REQUEST: Can you output the records below exactly as they are written?

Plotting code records
....
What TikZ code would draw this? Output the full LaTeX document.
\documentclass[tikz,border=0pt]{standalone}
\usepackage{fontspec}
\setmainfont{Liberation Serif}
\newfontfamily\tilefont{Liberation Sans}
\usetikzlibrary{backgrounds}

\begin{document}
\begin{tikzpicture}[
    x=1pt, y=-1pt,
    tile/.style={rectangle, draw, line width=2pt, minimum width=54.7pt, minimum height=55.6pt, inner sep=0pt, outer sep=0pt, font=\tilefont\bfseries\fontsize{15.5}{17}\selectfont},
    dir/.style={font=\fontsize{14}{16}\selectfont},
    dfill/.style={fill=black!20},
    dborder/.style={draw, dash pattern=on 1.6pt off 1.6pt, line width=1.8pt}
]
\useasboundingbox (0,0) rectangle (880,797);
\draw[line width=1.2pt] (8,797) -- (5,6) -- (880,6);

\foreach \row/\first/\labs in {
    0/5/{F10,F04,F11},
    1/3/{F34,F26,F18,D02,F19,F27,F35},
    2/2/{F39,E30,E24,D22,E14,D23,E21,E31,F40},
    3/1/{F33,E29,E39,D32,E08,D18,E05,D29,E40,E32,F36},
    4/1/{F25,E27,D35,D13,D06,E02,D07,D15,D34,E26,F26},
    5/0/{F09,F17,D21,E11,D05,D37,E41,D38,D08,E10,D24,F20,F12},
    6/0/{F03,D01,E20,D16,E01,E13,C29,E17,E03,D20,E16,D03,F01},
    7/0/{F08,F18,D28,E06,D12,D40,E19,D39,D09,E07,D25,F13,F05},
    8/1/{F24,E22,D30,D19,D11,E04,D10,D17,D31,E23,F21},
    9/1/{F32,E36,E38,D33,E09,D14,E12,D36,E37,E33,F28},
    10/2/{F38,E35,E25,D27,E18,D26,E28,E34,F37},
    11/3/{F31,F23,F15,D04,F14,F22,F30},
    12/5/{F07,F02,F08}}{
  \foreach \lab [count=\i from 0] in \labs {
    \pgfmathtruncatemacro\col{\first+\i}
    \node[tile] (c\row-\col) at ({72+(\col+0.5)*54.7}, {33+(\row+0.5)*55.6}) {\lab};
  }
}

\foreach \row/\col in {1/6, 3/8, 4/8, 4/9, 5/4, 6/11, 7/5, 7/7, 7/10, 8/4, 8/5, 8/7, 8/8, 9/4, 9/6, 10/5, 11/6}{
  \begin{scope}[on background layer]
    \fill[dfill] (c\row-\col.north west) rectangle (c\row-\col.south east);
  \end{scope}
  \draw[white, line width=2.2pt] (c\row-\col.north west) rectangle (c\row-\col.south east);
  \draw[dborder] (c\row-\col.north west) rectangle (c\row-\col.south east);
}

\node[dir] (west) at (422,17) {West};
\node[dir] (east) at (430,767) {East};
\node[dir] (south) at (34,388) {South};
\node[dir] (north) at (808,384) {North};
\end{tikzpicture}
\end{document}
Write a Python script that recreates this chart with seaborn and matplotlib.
....
WORKED SOLUTION:
What TikZ code would draw this? Output the full LaTeX document.
\documentclass[tikz,border=0pt]{standalone}
\usepackage{fontspec}
\setmainfont{Liberation Serif}
\newfontfamily\tilefont{Liberation Sans}
\usetikzlibrary{backgrounds}

\begin{document}
\begin{tikzpicture}[
    x=1pt, y=-1pt,
    tile/.style={rectangle, draw, line width=2pt, minimum width=54.7pt, minimum height=55.6pt, inner sep=0pt, outer sep=0pt, font=\tilefont\bfseries\fontsize{15.5}{17}\selectfont},
    dir/.style={font=\fontsize{14}{16}\selectfont},
    dfill/.style={fill=black!20},
    dborder/.style={draw, dash pattern=on 1.6pt off 1.6pt, line width=1.8pt}
]
\useasboundingbox (0,0) rectangle (880,797);
\draw[line width=1.2pt] (8,797) -- (5,6) -- (880,6);

\foreach \row/\first/\labs in {
    0/5/{F10,F04,F11},
    1/3/{F34,F26,F18,D02,F19,F27,F35},
    2/2/{F39,E30,E24,D22,E14,D23,E21,E31,F40},
    3/1/{F33,E29,E39,D32,E08,D18,E05,D29,E40,E32,F36},
    4/1/{F25,E27,D35,D13,D06,E02,D07,D15,D34,E26,F26},
    5/0/{F09,F17,D21,E11,D05,D37,E41,D38,D08,E10,D24,F20,F12},
    6/0/{F03,D01,E20,D16,E01,E13,C29,E17,E03,D20,E16,D03,F01},
    7/0/{F08,F18,D28,E06,D12,D40,E19,D39,D09,E07,D25,F13,F05},
    8/1/{F24,E22,D30,D19,D11,E04,D10,D17,D31,E23,F21},
    9/1/{F32,E36,E38,D33,E09,D14,E12,D36,E37,E33,F28},
    10/2/{F38,E35,E25,D27,E18,D26,E28,E34,F37},
    11/3/{F31,F23,F15,D04,F14,F22,F30},
    12/5/{F07,F02,F08}}{
  \foreach \lab [count=\i from 0] in \labs {
    \pgfmathtruncatemacro\col{\first+\i}
    \node[tile] (c\row-\col) at ({72+(\col+0.5)*54.7}, {33+(\row+0.5)*55.6}) {\lab};
  }
}

\foreach \row/\col in {1/6, 3/8, 4/8, 4/9, 5/4, 6/11, 7/5, 7/7, 7/10, 8/4, 8/5, 8/7, 8/8, 9/4, 9/6, 10/5, 11/6}{
  \begin{scope}[on background layer]
    \fill[dfill] (c\row-\col.north west) rectangle (c\row-\col.south east);
  \end{scope}
  \draw[white, line width=2.2pt] (c\row-\col.north west) rectangle (c\row-\col.south east);
  \draw[dborder] (c\row-\col.north west) rectangle (c\row-\col.south east);
}

\node[dir] (west) at (422,17) {West};
\node[dir] (east) at (430,767) {East};
\node[dir] (south) at (34,388) {South};
\node[dir] (north) at (808,384) {North};
\end{tikzpicture}
\end{document}
Write a Python script that recreates this chart with seaborn and matplotlib.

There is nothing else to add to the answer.